Ton père, c'est un voleur
« Eh, mademoiselle, ton père c’est un voleur ! Il a pris toutes les étoiles du ciel pour les mettre dans tes yeux ! »
Cette phrase me fascine, « ton père c’est un voleur ». Ça se voit, oui.
Parce que c’est un des rares mots d’esprit qui se bonifie avec l’usure. Au départ, c’est vrai, la plaisanterie n’est pas terrible. Mais à la longue, à force d’usage et d’ab-usage, lorsque le trait devient complètement éculé, ça devient presque une private joke entre le dragueur à la noix et vous. La preuve, on a rarement besoin de dire la fin.
Mais encore ? Et bien, aussi parce que ce n’est pas franchement un compliment, « ton père c’est un voleur ». C’est vrai, quoi.

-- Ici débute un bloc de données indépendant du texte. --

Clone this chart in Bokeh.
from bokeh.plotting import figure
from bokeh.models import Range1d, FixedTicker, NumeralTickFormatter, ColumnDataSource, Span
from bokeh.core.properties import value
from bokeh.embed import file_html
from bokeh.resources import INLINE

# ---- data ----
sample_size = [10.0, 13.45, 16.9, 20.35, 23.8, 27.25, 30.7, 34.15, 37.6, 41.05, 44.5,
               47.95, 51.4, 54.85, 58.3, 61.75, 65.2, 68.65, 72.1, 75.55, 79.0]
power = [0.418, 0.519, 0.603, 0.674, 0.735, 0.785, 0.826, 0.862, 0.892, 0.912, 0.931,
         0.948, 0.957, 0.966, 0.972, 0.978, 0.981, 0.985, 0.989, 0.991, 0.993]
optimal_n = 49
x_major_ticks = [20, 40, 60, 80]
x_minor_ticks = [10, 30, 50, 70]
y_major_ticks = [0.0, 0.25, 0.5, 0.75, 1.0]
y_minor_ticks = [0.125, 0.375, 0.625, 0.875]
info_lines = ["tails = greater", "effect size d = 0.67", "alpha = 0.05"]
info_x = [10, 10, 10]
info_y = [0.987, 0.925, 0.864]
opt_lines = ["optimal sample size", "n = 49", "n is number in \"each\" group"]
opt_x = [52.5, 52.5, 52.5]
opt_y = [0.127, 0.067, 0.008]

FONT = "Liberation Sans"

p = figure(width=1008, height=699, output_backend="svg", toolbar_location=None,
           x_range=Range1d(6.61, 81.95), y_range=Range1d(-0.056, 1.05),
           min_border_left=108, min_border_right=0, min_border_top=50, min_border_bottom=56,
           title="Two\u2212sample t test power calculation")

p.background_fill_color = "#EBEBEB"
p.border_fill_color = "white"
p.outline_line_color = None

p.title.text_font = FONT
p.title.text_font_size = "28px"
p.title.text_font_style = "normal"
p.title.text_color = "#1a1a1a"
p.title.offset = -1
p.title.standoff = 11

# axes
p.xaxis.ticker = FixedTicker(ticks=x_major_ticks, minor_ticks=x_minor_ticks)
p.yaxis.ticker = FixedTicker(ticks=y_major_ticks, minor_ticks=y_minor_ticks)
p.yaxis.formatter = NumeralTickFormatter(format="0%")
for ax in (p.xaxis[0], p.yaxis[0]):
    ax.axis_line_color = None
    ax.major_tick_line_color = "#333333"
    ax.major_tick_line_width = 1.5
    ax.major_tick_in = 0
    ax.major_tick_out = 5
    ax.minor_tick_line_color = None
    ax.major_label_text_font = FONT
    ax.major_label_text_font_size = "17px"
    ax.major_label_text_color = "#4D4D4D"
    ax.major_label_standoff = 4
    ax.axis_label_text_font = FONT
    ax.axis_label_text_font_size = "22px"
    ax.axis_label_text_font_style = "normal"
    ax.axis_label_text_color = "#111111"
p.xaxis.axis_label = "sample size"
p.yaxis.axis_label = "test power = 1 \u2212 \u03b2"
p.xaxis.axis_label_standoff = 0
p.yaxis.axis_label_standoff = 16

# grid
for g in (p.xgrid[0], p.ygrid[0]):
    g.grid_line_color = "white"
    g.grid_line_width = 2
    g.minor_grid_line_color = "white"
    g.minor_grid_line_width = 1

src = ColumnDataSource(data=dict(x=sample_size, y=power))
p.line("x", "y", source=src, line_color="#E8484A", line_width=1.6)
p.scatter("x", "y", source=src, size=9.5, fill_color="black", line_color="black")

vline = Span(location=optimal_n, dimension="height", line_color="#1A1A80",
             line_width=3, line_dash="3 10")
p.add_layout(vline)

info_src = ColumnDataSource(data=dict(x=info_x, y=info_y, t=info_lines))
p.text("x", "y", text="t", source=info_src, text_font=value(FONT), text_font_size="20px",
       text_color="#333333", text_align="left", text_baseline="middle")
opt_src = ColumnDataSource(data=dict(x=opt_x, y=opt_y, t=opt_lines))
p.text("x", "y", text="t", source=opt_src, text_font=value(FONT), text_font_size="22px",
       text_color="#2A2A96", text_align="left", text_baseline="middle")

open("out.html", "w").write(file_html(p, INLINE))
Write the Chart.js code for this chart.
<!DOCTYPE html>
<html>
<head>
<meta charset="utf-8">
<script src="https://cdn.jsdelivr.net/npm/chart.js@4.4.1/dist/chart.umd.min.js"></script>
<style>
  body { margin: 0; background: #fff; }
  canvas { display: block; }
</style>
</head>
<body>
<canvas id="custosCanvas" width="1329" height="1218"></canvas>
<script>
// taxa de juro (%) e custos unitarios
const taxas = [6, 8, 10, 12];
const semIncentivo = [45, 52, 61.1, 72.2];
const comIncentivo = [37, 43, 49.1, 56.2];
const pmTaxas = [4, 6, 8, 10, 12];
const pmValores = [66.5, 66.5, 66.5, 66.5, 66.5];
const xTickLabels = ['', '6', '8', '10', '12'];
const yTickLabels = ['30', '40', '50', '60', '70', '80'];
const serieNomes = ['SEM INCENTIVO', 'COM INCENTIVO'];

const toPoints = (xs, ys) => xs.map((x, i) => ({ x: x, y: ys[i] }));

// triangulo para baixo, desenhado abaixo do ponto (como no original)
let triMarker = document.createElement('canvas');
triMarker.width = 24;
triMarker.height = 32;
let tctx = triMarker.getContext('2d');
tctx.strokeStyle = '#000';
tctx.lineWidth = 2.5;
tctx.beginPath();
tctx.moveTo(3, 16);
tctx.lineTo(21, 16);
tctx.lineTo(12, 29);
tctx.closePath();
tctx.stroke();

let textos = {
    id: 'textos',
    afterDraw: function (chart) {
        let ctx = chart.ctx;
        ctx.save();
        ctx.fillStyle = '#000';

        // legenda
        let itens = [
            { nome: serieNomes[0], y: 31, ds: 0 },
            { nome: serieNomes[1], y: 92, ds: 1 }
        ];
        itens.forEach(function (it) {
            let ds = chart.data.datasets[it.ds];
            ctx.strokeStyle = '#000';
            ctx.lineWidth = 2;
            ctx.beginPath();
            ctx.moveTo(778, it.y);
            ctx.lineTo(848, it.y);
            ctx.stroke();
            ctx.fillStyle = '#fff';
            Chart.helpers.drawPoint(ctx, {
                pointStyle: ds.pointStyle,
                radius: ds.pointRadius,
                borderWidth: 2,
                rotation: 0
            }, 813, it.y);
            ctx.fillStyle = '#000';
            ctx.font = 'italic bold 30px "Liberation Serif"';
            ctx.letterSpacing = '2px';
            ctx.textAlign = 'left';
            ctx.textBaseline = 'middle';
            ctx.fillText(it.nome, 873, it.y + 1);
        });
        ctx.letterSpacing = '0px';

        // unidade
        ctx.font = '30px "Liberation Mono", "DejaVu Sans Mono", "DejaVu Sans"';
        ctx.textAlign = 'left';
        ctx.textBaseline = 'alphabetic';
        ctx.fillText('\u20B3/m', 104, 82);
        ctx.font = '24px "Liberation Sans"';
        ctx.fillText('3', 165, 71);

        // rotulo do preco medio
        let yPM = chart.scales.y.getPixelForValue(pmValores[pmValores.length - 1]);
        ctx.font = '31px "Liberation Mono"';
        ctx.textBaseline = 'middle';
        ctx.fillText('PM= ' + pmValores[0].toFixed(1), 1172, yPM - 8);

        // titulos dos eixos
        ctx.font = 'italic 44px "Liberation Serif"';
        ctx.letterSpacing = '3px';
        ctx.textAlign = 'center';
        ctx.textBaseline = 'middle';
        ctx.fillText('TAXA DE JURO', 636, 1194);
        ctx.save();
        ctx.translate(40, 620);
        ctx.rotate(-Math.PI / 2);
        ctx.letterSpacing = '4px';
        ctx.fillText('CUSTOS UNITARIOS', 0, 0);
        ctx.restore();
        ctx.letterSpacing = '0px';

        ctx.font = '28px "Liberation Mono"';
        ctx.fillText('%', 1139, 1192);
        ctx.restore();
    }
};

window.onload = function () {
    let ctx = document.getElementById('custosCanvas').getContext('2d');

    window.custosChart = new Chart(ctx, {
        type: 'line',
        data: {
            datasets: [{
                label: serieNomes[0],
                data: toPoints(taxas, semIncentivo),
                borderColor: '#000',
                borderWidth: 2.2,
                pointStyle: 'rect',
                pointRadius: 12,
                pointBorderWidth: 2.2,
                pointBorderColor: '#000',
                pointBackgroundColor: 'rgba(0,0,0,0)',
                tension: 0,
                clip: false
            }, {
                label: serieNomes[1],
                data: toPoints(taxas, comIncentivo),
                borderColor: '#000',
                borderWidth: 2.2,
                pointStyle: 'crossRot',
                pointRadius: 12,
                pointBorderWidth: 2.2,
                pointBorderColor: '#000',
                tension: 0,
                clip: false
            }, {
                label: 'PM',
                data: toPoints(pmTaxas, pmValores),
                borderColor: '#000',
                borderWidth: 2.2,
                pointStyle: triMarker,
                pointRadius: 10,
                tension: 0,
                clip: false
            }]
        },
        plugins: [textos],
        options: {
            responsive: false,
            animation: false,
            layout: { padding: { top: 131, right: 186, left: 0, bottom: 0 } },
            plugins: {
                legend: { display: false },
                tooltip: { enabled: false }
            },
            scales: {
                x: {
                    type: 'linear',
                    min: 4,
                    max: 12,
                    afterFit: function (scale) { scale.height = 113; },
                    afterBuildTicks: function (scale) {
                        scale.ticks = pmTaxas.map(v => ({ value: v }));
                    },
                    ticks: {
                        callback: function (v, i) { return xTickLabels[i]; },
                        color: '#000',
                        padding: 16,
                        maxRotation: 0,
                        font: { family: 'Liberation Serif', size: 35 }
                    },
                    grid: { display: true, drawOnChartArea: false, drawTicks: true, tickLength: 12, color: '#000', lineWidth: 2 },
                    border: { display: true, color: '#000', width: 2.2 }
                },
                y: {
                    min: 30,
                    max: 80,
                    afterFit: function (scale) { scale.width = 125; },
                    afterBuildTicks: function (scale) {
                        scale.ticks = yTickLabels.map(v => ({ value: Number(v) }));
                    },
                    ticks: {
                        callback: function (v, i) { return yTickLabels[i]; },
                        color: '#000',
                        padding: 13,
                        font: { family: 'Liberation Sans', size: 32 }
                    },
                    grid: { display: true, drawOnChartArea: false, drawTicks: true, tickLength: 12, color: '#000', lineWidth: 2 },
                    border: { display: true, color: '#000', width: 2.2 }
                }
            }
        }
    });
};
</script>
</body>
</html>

Ça a un côté cocasse, d’interpeller comme ça une jeune fille sur la non-respectabilité de son ascendance paternelle.
D’ailleurs, visiblement, le dragueur à la noix ne verrait aucun inconvénient à fréquenter la fille d’un voleur. Au contraire. Ça en dit long sur son système de valeurs, et aussi sur ses motivations, finalement. Peut-être se verrait-il bien reprendre l’affaire familiale en épousant la fille du patron, qui sait ?
Et c’est tout ? Non, pas tout encore. « ton père c’est un voleur », mais pas n’importe quel voleur. Un voleur d’étoiles, dis donc. Joyaux des joyaux. Nous voilà propulsés en plein conte des mille et une nuits, ou dans quelque mythologie originelle, entre Ali Baba et Prométhée. Ces voleurs-là sont de sympathiques fripons, des voleurs pour la bonne cause, beaucoup plus romanesques finalement que ceux qu’ils dépouillent. La demoiselle ainsi interpellée devient princesse orientale, fille de héros, quelque chose de magique est passé par là.
« Ton père c’est un voleur », mais te voilà bien honnêtement complimentée.